En la labor de enjuiciamiento, no se sirve a orgullos de clase patricia por agradar a madres ciberespaciales o políticas
Pese a lo expuesto, la libertad de expresión e información esculpen un derecho, no menos fundamental, recogido en el art. 20.1. a) y d) CE. Por tanto, se ha de buscar una fórmula amatoria entre proceso justo y esas libertades. De otro modo, el mass media jugaría a ser juez y parte. ¿Y qué debe hacer un periodista o editor?. Escuetamente propagar lo noticiable con arreglo a dos condiciones: 1ª. Debe ser relevante. En el sentido de que toda sociedad libre puede recibir la realidad sobre los hechos de notoria importancia. 2ª. Cumplir una doble tarea de verificación. Por un lado, se le exige contrastar la exactitud o identidad de la fuente. Y, por otro, constatar que el contexto de lo transmitido no destruye el secreto de las investigaciones, o pone en entredicho la presunción de inocencia o el ius puniendi del Estado. El dilema está en que el “visto para sentencia”, no arriba a la desinformación propagandística. Véanse, “las factorías de trolls” retratadas por Bespalov.
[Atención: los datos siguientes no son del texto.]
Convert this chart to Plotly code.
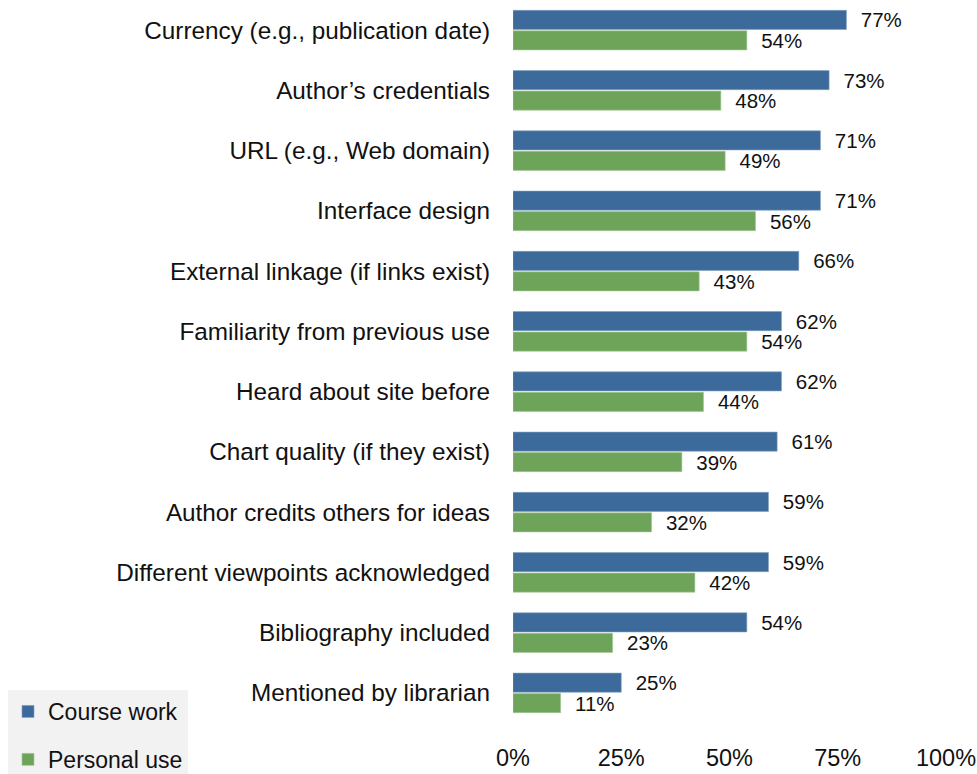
import plotly.graph_objects as go

categories = [
    "Currency (e.g., publication date)",
    "Author\u2019s credentials",
    "URL (e.g., Web domain)",
    "Interface design",
    "External linkage (if links exist)",
    "Familiarity from previous use",
    "Heard about site before",
    "Chart quality (if they exist)",
    "Author credits others for ideas",
    "Different viewpoints acknowledged",
    "Bibliography included",
    "Mentioned by librarian",
]
course_work = [77, 73, 71, 71, 66, 62, 62, 61, 59, 59, 54, 25]
personal_use = [54, 48, 49, 56, 43, 54, 44, 39, 32, 42, 23, 11]
tick_vals = [0, 25, 50, 75, 100]
tick_text = ["0%", "25%", "50%", "75%", "100%"]

FONT = "Liberation Sans, Arial, Helvetica, sans-serif"
BLUE = "#3c6a9a"
GREEN = "#6ea45a"
NB = "\u00a0\u00a0"

fig = go.Figure()
fig.add_trace(go.Bar(
    name="Course work", y=categories, x=course_work, orientation="h",
    marker=dict(color=BLUE, line=dict(color="#7f9fc0", width=0.6)),
    text=[f"{NB}{v}%" for v in course_work], textposition="outside",
    textfont=dict(size=20.5, color="#111111", family=FONT),
    constraintext="none", cliponaxis=False, legendgroup="a",
))
fig.add_trace(go.Bar(
    name="Personal use", y=categories, x=personal_use, orientation="h",
    marker=dict(color=GREEN, line=dict(color="#a3c794", width=0.6)),
    text=[f"{NB}{v}%" for v in personal_use], textposition="outside",
    textfont=dict(size=20.5, color="#111111", family=FONT),
    constraintext="none", cliponaxis=False, legendgroup="b",
))

fig.update_layout(
    width=977, height=774,
    margin=dict(l=513, r=31, t=0, b=51, pad=0, autoexpand=False),
    paper_bgcolor="white", plot_bgcolor="white",
    font=dict(family=FONT, size=24.3, color="#111111"),
    barmode="group", bargap=0.32, bargroupgap=0.07,
    showlegend=True,
    legend=dict(
        xref="container", yref="container",
        x=8 / 977, xanchor="left",
        y=1 - 690 / 774, yanchor="top",
        bgcolor="#f2f2f2", font=dict(size=23, family=FONT, color="#111111"),
        tracegroupgap=15, itemwidth=30, traceorder="grouped",
    ),
    xaxis=dict(
        range=[0, 100], tickvals=tick_vals, ticktext=tick_text,
        showgrid=False, zeroline=False, showline=False, ticks="",
        ticklabelstandoff=18, tickfont=dict(size=23.5),
    ),
    yaxis=dict(
        categoryorder="array", categoryarray=categories,
        range=[11.5, -0.5], showgrid=False, zeroline=False, showline=False,
        ticks="", ticklabelstandoff=22, tickfont=dict(size=24.3),
    ),
)

fig.write_html(
    "out.html",
    config={"displayModeBar": False},
    post_script="document.body.style.margin='0';document.body.style.overflow='hidden';",
)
Hora es de investigar el anunciado tratamiento de los leaks. Ellos nos abren los ojos a más cloacas financieras y políticas. Reflexionemos sobre el Football leaks; Snowden; Bárcenas-Kitchen; Panama Papers; Vatileaks 1 y 2, y, cómo no, el palpitante Villarejo-leaks. Con ellos somos amamantados con un biberón de primicias “mega a mega” desde limbos de terabytes. Ante esta situación hay, por fin para nuestros magistrados, una clara sentencia de la Sala Penal del Tribunal Supremo (la número 116/2017, de 23-2) compendiando la cultura jurisprudencial de la UE. Su núcleo prescribe que sólo son lícitas esas probanzas de “destrucción o sanación masiva” cuando –sin violarse el artículo 24 CE– cumplan tres requisitos para pasar el test de validez. Primero: que su revelador sea un particular neutral (no funcionario público). Segundo: que las fuentes de prueba no sean admisibles en sí mismas (su obtención raya la ilegalidad) pero sí lo serían, por el contrario, los medios probatorios que se deriven de ellas en la causa judicial. Y, por último, que ese nuevo conjunto probatorio “blanqueado” sea refutable por el acusado.
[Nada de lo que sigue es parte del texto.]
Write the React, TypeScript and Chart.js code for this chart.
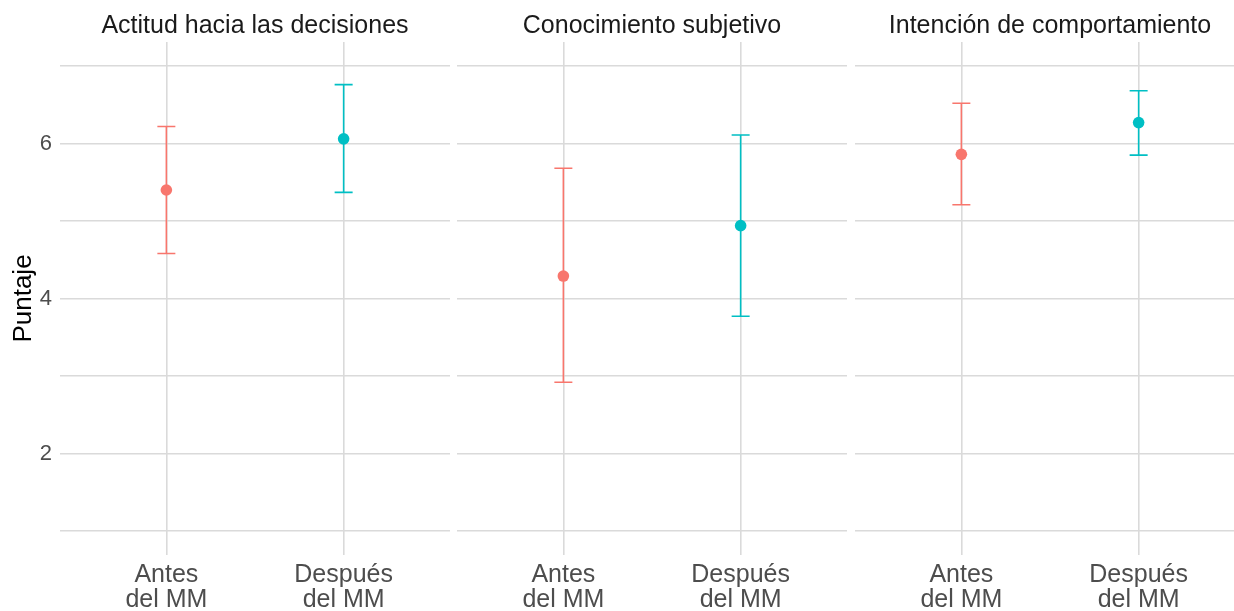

Con el cumplimiento de los controles descritos abogaría por la derogación de las Leyes Mordaza. Destaco, en esa misión, la impuesta labor colaborativa de los fact-finders de Twitter o Facebook, sin caer en la censura obediente a sus algoritmos de depuración. No pueden ser los jueces los fiscalizadores de la web 2.0. Si lo fueran, los instituiríamos en una suerte de General Coroliano de la tragedia de Shakespeare. Han de ser indiferentes a los falsarios tribunos del 5º Estado y sus interesadas pestes, a golpe de deep fake. No así, cuando disparen con la razón precargada.
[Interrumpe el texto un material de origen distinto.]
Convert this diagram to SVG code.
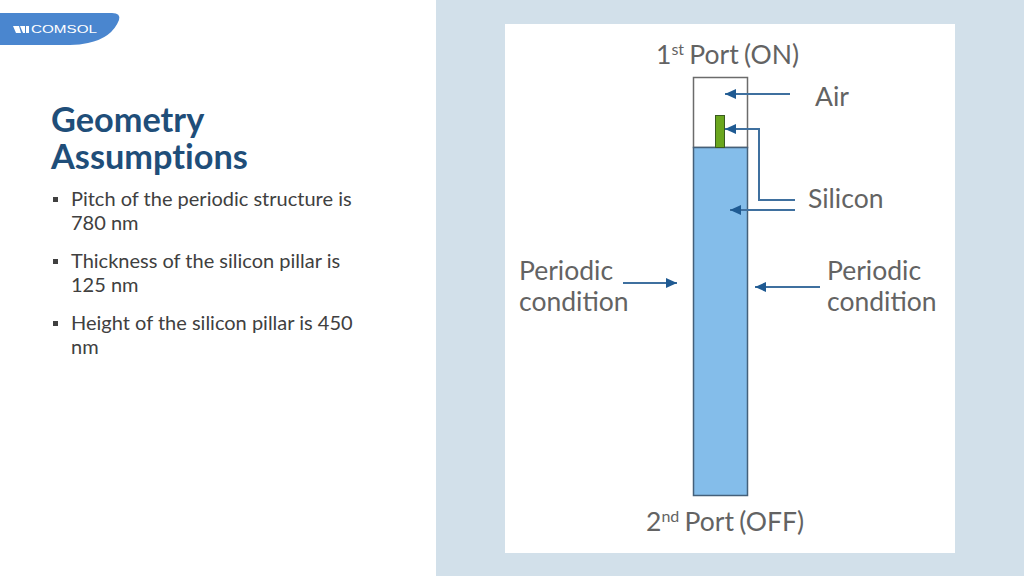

En la quirúrgica labor de enjuiciamiento, no se sirve a orgullos de clase patricia por agradar a madres ciberespaciales o políticas (como la inmisericorde Sra. Volumnia). Si no vendrá, mal que te pese Generalísimo, el volsco TEDH con sentencias como el caso Delfi AS v. Estonia (S. 16/6/2015). Desde esa resolución, el dueño de webs y foros es auto-responsable por los comentarios editados en las cuentas de sus usuarios. Practiquemos contra el “postfactualismo” un “#MeToo a los juicios justos”. Aun a riesgo de que, cultivando nuestros jueces los métodos contraceptivos narrados, se les tilde, por la inteligencia artificial de la posverdad, de adeptos a Lucifer.
*** Jorge Vila Lozano es abogado y doctor en Derecho.